- _The problem_
Quote from the first line below through the line that contains "1.18, 1.0, 0.94, 0.91, 0.89, 0.89]", both included, and leave the pictures out.

- _Supplied information_
=====

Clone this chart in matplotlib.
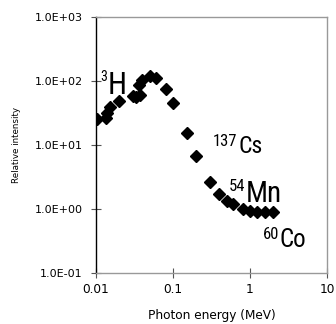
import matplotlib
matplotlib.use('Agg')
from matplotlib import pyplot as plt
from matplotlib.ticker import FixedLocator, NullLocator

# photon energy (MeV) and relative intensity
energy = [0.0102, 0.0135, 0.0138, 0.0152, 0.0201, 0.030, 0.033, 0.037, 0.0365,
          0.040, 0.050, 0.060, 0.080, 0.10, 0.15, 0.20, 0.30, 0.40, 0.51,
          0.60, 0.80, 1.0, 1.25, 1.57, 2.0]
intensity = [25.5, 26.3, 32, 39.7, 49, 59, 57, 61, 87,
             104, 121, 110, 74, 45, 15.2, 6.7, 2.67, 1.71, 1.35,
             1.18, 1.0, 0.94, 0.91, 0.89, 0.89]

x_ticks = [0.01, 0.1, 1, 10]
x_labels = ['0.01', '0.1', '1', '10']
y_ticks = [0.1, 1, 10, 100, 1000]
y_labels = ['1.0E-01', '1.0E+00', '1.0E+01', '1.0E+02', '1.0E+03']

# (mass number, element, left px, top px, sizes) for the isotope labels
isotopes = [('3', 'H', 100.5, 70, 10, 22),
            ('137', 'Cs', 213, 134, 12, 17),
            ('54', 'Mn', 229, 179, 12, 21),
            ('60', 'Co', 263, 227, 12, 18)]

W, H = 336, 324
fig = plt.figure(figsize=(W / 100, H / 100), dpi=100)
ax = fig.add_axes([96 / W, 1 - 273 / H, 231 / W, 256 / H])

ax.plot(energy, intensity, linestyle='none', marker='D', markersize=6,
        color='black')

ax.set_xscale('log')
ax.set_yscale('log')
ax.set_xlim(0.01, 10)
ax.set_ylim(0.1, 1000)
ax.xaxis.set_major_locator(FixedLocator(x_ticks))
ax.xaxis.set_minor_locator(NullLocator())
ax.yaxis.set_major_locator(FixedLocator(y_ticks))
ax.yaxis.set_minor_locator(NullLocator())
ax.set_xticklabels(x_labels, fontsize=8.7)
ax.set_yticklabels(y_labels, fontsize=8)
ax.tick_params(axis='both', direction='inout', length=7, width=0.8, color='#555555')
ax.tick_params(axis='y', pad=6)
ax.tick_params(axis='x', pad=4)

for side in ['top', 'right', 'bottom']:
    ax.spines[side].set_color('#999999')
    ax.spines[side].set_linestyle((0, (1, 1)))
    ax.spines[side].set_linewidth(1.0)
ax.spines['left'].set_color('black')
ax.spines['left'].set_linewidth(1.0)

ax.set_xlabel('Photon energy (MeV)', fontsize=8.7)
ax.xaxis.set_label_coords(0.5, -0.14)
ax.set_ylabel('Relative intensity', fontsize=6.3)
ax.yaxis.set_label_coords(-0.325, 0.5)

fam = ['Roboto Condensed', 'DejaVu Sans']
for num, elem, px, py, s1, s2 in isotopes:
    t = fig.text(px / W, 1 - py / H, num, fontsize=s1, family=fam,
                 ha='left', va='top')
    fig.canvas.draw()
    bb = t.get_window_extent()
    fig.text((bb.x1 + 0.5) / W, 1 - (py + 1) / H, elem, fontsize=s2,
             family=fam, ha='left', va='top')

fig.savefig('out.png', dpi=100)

=====

- _Result_
Clone this chart in matplotlib.
import matplotlib
matplotlib.use('Agg')
from matplotlib import pyplot as plt
from matplotlib.ticker import FixedLocator, NullLocator

# photon energy (MeV) and relative intensity
energy = [0.0102, 0.0135, 0.0138, 0.0152, 0.0201, 0.030, 0.033, 0.037, 0.0365,
          0.040, 0.050, 0.060, 0.080, 0.10, 0.15, 0.20, 0.30, 0.40, 0.51,
          0.60, 0.80, 1.0, 1.25, 1.57, 2.0]
intensity = [25.5, 26.3, 32, 39.7, 49, 59, 57, 61, 87,
             104, 121, 110, 74, 45, 15.2, 6.7, 2.67, 1.71, 1.35,
             1.18, 1.0, 0.94, 0.91, 0.89, 0.89]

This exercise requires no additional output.